*TASK TO COMPLETE*.
Each line of the material must be repeated precisely, with the pictures left out.
###
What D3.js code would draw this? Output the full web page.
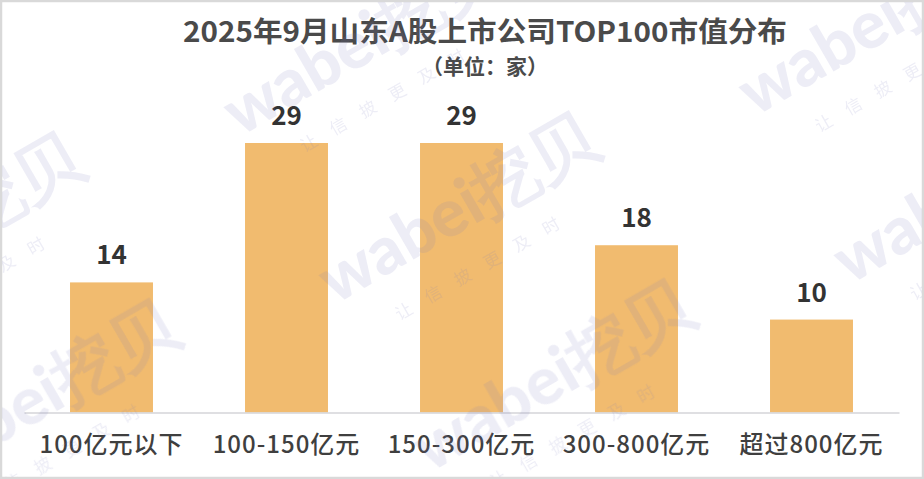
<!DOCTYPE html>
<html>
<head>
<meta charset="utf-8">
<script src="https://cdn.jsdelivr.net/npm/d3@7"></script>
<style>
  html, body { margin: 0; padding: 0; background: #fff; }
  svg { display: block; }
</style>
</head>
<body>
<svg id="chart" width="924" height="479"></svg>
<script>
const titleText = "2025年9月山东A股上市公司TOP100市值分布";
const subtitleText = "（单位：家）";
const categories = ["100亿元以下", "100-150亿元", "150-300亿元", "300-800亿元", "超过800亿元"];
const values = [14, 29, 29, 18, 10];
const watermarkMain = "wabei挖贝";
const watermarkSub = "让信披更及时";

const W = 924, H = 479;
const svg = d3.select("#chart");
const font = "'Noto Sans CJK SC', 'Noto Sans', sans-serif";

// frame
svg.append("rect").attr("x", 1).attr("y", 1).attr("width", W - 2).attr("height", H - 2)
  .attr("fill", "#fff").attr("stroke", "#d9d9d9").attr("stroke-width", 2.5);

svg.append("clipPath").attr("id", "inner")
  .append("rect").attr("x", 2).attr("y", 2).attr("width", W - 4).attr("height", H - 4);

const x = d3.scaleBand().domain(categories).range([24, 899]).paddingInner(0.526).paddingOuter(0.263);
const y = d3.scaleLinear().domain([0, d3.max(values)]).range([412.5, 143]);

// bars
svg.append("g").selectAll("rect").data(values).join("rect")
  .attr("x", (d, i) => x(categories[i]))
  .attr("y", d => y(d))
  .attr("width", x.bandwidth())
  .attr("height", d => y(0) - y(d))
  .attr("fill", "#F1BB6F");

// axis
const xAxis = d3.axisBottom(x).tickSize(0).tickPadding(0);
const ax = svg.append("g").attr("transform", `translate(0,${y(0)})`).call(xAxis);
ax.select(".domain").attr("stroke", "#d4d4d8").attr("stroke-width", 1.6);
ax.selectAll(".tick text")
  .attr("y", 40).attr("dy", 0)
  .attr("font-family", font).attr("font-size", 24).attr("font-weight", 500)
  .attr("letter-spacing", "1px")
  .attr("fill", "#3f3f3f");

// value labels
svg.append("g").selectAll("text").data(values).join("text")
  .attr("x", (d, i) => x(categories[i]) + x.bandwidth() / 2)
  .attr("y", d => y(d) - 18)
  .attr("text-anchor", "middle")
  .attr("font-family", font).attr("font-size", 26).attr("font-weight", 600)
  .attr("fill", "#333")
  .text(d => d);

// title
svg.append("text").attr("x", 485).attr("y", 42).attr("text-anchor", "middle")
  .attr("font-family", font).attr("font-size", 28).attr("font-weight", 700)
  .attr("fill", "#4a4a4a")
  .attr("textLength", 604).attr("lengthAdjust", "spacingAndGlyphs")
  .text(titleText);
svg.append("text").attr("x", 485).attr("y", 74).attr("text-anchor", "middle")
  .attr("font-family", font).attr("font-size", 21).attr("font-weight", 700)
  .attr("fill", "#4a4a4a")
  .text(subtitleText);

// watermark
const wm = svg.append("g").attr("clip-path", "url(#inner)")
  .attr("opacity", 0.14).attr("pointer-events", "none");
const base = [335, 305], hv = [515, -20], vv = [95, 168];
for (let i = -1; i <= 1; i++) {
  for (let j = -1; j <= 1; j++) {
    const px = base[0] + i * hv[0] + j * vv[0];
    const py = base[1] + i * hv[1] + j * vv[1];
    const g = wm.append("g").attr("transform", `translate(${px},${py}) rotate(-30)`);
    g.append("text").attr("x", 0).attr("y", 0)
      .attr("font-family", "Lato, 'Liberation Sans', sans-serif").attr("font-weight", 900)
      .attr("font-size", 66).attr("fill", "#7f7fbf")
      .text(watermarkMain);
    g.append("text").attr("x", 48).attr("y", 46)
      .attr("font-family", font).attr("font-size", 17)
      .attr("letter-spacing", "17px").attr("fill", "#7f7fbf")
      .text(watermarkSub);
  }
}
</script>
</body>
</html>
###
*REPLY TO THE TASK*.
What D3.js code would draw this? Output the full web page.
<!DOCTYPE html>
<html>
<head>
<meta charset="utf-8">
<script src="https://cdn.jsdelivr.net/npm/d3@7"></script>
<style>
  html, body { margin: 0; padding: 0; background: #fff; }
  svg { display: block; }
</style>
</head>
<body>
<svg id="chart" width="924" height="479"></svg>
<script>
const titleText = "2025年9月山东A股上市公司TOP100市值分布";
const subtitleText = "（单位：家）";
const categories = ["100亿元以下", "100-150亿元", "150-300亿元", "300-800亿元", "超过800亿元"];
const values = [14, 29, 29, 18, 10];
const watermarkMain = "wabei挖贝";
const watermarkSub = "让信披更及时";

const W = 924, H = 479;
const svg = d3.select("#chart");
const font = "'Noto Sans CJK SC', 'Noto Sans', sans-serif";

// frame
svg.append("rect").attr("x", 1).attr("y", 1).attr("width", W - 2).attr("height", H - 2)
  .attr("fill", "#fff").attr("stroke", "#d9d9d9").attr("stroke-width", 2.5);

svg.append("clipPath").attr("id", "inner")
  .append("rect").attr("x", 2).attr("y", 2).attr("width", W - 4).attr("height", H - 4);

const x = d3.scaleBand().domain(categories).range([24, 899]).paddingInner(0.526).paddingOuter(0.263);
const y = d3.scaleLinear().domain([0, d3.max(values)]).range([412.5, 143]);

// bars
svg.append("g").selectAll("rect").data(values).join("rect")
  .attr("x", (d, i) => x(categories[i]))
  .attr("y", d => y(d))
  .attr("width", x.bandwidth())
  .attr("height", d => y(0) - y(d))
  .attr("fill", "#F1BB6F");

// axis
const xAxis = d3.axisBottom(x).tickSize(0).tickPadding(0);
const ax = svg.append("g").attr("transform", `translate(0,${y(0)})`).call(xAxis);
ax.select(".domain").attr("stroke", "#d4d4d8").attr("stroke-width", 1.6);
ax.selectAll(".tick text")
  .attr("y", 40).attr("dy", 0)
  .attr("font-family", font).attr("font-size", 24).attr("font-weight", 500)
  .attr("letter-spacing", "1px")
  .attr("fill", "#3f3f3f");

// value labels
svg.append("g").selectAll("text").data(values).join("text")
  .attr("x", (d, i) => x(categories[i]) + x.bandwidth() / 2)
  .attr("y", d => y(d) - 18)
  .attr("text-anchor", "middle")
  .attr("font-family", font).attr("font-size", 26).attr("font-weight", 600)
  .attr("fill", "#333")
  .text(d => d);

// title
svg.append("text").attr("x", 485).attr("y", 42).attr("text-anchor", "middle")
  .attr("font-family", font).attr("font-size", 28).attr("font-weight", 700)
  .attr("fill", "#4a4a4a")
  .attr("textLength", 604).attr("lengthAdjust", "spacingAndGlyphs")
  .text(titleText);
svg.append("text").attr("x", 485).attr("y", 74).attr("text-anchor", "middle")
  .attr("font-family", font).attr("font-size", 21).attr("font-weight", 700)
  .attr("fill", "#4a4a4a")
  .text(subtitleText);

// watermark
const wm = svg.append("g").attr("clip-path", "url(#inner)")
  .attr("opacity", 0.14).attr("pointer-events", "none");
const base = [335, 305], hv = [515, -20], vv = [95, 168];
for (let i = -1; i <= 1; i++) {
  for (let j = -1; j <= 1; j++) {
    const px = base[0] + i * hv[0] + j * vv[0];
    const py = base[1] + i * hv[1] + j * vv[1];
    const g = wm.append("g").attr("transform", `translate(${px},${py}) rotate(-30)`);
    g.append("text").attr("x", 0).attr("y", 0)
      .attr("font-family", "Lato, 'Liberation Sans', sans-serif").attr("font-weight", 900)
      .attr("font-size", 66).attr("fill", "#7f7fbf")
      .text(watermarkMain);
    g.append("text").attr("x", 48).attr("y", 46)
      .attr("font-family", font).attr("font-size", 17)
      .attr("letter-spacing", "17px").attr("fill", "#7f7fbf")
      .text(watermarkSub);
  }
}
</script>
</body>
</html>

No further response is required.